In the days that followed, the funerals were held and a river of tears ran through that little Alabama town. The church family was so devastated that Kelly Clem wondered if the church could survive this. Furthermore, she was so stunned with grief and pain that she wondered if she could find the strength to go on at all. It was a dark, dark time for her, for her family, and for her church. But then, as that excruciating week ground to an end, on Friday, the phone began to ring. Church members wanted to know if they would be having an Easter service. These were the same people who had lost loved ones and who had been injured. Kelly knew that they were thinking about what had happened to Jesus on the cross and what had happened to them and to their loved ones and to their church—and they were longing for Easter. They needed Easter. Kelly responded only instinctively. She said: “Yes, we will have a sunrise service on the lawn right beside where the church used to be.”

Then reality hit her. She had lost a child. She couldn’t stop crying. “Besides”, she thought, “I wouldn’t even know what to say.” But over those next hours, some words from Scripture kept echoing in her brain. Even when she put her mind on other things, the words kept coming back. Finally, she realized that God was giving her those words, and He meant for her to read them to her people on Easter morning. Her heart was broken, her hope was shattered, her body was wracked with pain, but those words of Scripture touched something deep down inside of her and resurrected her, brought her back to life.
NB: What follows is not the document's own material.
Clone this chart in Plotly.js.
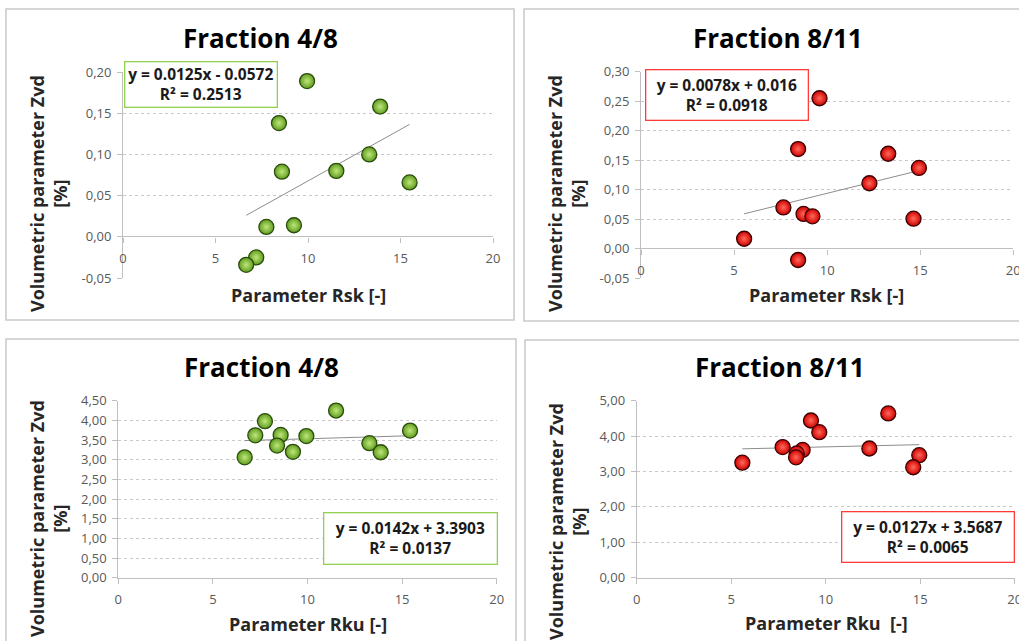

Easter 1994. The Reverend Kelly Clem and a couple of hundred other worshippers gathered in the predawn darkness where their church had been. In the center of the ruins of the church, someone had erected a large, wooden cross. Then at exactly 7:00 a.m., when Kelly stood to begin the service, the sun spilled over the horizon in a blaze of purple-pink colors Hannah would have loved. Kelly Clem, with her face swollen and bruised, and her shoulder in a brace, looking somewhat haggard from the days and nights of grief—Kelly Clem stood up to a makeshift podium. She said: “I can’t think of any other place I would rather be than here with you.” Then she opened her Bible and read these words God had given her to read—words from Romans: “Who shall separate us from the love of Christ? Shall tribulation or distress or persecution or famine or nakedness or peril or sword? No, in all these things we are more than conquerors through Him who loves us. For I am persuaded that neither death, nor life, nor angels, nor principalities, nor powers, nor things present, nor things to come, nor height, nor depth, nor anything else in all creation will be able to separate us from the love of God in Christ Jesus our Lord.”
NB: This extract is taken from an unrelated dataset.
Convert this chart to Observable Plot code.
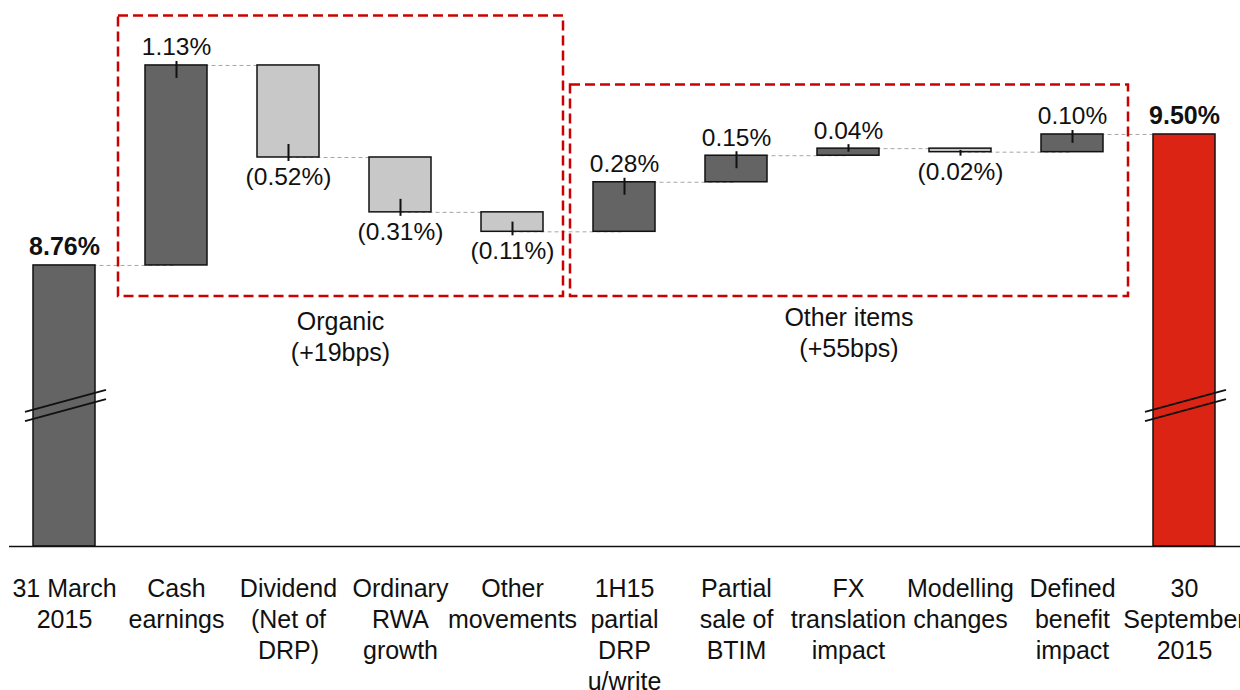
<!DOCTYPE html>
<html><head><meta charset="utf-8">
<script src="https://cdn.jsdelivr.net/npm/d3@7"></script>
<script src="https://cdn.jsdelivr.net/npm/@observablehq/plot@0.6"></script>
<style>
body{margin:0;background:#fff;}
#chart{width:1240px;height:690px;overflow:hidden;}
</style></head><body><div id="chart"></div>
<script>
// ---- data ----
const categories = ["31 March\n2015","Cash\nearnings","Dividend\n(Net of\nDRP)","Ordinary\nRWA\ngrowth","Other\nmovements","1H15\npartial\nDRP\nu/write","Partial\nsale of\nBTIM","FX\ntranslation\nimpact","Modelling\nchanges","Defined\nbenefit\nimpact","30\nSeptember\n2015"];
const kinds = ["start","delta","delta","delta","delta","delta","delta","delta","delta","delta","end"];
const deltas = [null, 1.13, -0.52, -0.31, -0.11, 0.28, 0.15, 0.04, -0.02, 0.10, null];
const startValue = 8.76;
const endValue = 9.50;
const groupLabels = ["Organic\n(+19bps)", "Other items\n(+55bps)"];
const groupFirst = ["Cash\nearnings", "1H15\npartial\nDRP\nu/write"];
const groupLast = ["Other\nmovements", "Defined\nbenefit\nimpact"];
const axisMin = 7.172, axisMax = 10.257, breakValue = 7.966;

// ---- derived rows ----
const C_DARK = "#646464", C_LIGHT = "#c8c8c8", C_RED = "#dc2414";
let level = 0;
const rows = categories.map((cat, i) => {
  const k = kinds[i];
  if (k === "start") { level = startValue; return {cat, kind:k, y1: axisMin, y2: startValue, end: startValue, fill: C_DARK}; }
  if (k === "end") { level = endValue; return {cat, kind:k, y1: axisMin, y2: endValue, end: endValue, fill: C_RED}; }
  const d = deltas[i], from = level; level = +(level + d).toFixed(4);
  return {cat, kind:k, d, y1: from, y2: level, end: level, fill: d >= 0 ? C_DARK : C_LIGHT};
});
const connectors = rows.slice(0, -1).map((r, i) => ({a: r.cat, b: rows[i+1].cat, v: r.end}));
const deltaRows = rows.filter(r => r.kind === "delta");
const totalRows = rows.filter(r => r.kind !== "delta");
const PX = 177; // approx pixels per unit, for tick geometry
const ticks = deltaRows.map(r => {
  const s = Math.sign(r.d), inn = Math.min(13/PX, Math.abs(r.d)/2);
  return {cat: r.cat, ya: r.end + s*4/PX, yb: r.end - s*inn};
});
const fmt = d => d >= 0 ? d.toFixed(2) + "%" : "(" + Math.abs(d).toFixed(2) + "%)";

const groups = groupLabels.map((label, gi) => {
  const i0 = categories.indexOf(groupFirst[gi]), i1 = categories.indexOf(groupLast[gi]);
  const seg = rows.slice(i0, i1 + 1);
  const top = d3.max(seg, r => Math.max(r.y1, r.y2));
  return {label, first: groupFirst[gi], last: groupLast[gi], top};
});

function annotations(index, scales) {
  const sx = scales.x, sy = scales.y;
  const bw = typeof sx.bandwidth === "function" ? sx.bandwidth() : 0;
  const step = sx(categories[1]) - sx(categories[0]);
  const center = c => sx(c) + bw / 2;
  const g = d3.create("svg:g");
  const boxBottom = sy(startValue - 0.175);
  groups.forEach((gr, gi) => {
    let x1 = center(gr.first) - step / 2, x2 = center(gr.last) + step / 2;
    if (gi === 0) { x1 -= 2; x2 -= 5; } else x1 += 2;
    const y1 = sy(gr.top + 0.28);
    g.append("rect").attr("x", x1).attr("y", y1).attr("width", x2 - x1).attr("height", boxBottom - y1)
      .attr("fill", "none").attr("stroke", "#cc0000").attr("stroke-width", 2.5).attr("stroke-dasharray", "10,5");
    const t = g.append("text").attr("x", (x1 + x2) / 2).attr("y", boxBottom + (gi === 0 ? 34 : 30))
      .attr("text-anchor", "middle").attr("font-size", 25).attr("fill", "#111");
    gr.label.split("\n").forEach((ln, li) => t.append("tspan").attr("x", (x1 + x2) / 2).attr("dy", li ? 31 : 0).text(ln));
  });
  totalRows.forEach(r => {
    const cx = center(r.cat), ym = sy(breakValue);
    [-4.65, 4.65].forEach(s => {
      g.append("line").attr("x1", cx - 39).attr("y1", ym + 11 + s).attr("x2", cx + 42).attr("y2", ym - 11 + s)
        .attr("stroke", "#111").attr("stroke-width", 1.8);
    });
  });
  return g.node();
}

const chart = Plot.plot({
  width: 1240, height: 690,
  marginTop: 0, marginBottom: 144, marginLeft: 9, marginRight: 0,
  style: {fontFamily: "'Liberation Sans', Arial, sans-serif", background: "#fff", color: "#111"},
  x: {domain: categories, paddingInner: 0.445, paddingOuter: 0.21},
  y: {domain: [axisMin, axisMax], axis: null},
  marks: [
    Plot.link(connectors, {x1: "a", x2: "b", y1: "v", y2: "v", stroke: "#a6a6a6", strokeWidth: 1, strokeDasharray: "4,3"}),
    Plot.barY(rows, {x: "cat", y1: "y1", y2: "y2", fill: "fill", stroke: "#111", strokeWidth: 1.5}),
    Plot.ruleX(ticks, {x: "cat", y1: "ya", y2: "yb", stroke: "#111", strokeWidth: 2}),
    Plot.ruleY([axisMin], {stroke: "#111", strokeWidth: 1.5}),
    Plot.text(deltaRows.filter(r => r.d >= 0), {x: "cat", y: "end", text: r => fmt(r.d), lineAnchor: "bottom", dy: -10, fontSize: 24.5, fill: "#111"}),
    Plot.text(deltaRows.filter(r => r.d < 0), {x: "cat", y: "end", text: r => fmt(r.d), lineAnchor: "top", dy: 10, fontSize: 24.5, fill: "#111"}),
    Plot.text(totalRows, {x: "cat", y: "end", text: r => r.end.toFixed(2) + "%", lineAnchor: "bottom", dy: -10, fontSize: 25, fontWeight: "bold", fill: "#111"}),
    annotations,
    Plot.axisX({anchor: "bottom", tickSize: 0, tickPadding: 28, fontSize: 25, lineHeight: 1.25, label: null, tickFormat: d => d, fill: "#111"})
  ]
});
document.getElementById("chart").appendChild(chart);
</script>
</body></html>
When Kelly Clem read those words, she looked out and she saw people with tears in their eyes, but nodding their heads in affirmation. She knew then that both she and they could go on. A year later, Easter 1995, they worshipped for the first time in the church they had rebuilt—it is in the shape of a butterfly, the symbol of rebirth and resurrection.
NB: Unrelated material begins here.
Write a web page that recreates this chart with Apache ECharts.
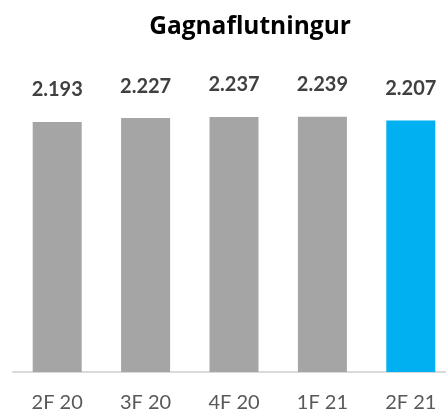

Isn’t that precisely what Easter is all about? Isn’t that what Mary Magdalene discovered on that first Easter morning when she arrived at the tomb of Jesus? She came defeated, in deep pain, paralyzed by grief and despair. She came shaken and hopeless. But look at this, please. She leaves running and shouting the faithful cry of Easter: “I have seen the Lord! He is risen! I have seen the Lord!” She realized then that nothing can defeat our God and that nothing, not even death, can separate us from the love of Jesus Christ. There is no grave deep enough, no stone heavy enough, no army strong enough, no seal imposing enough to keep Jesus Christ in the grave.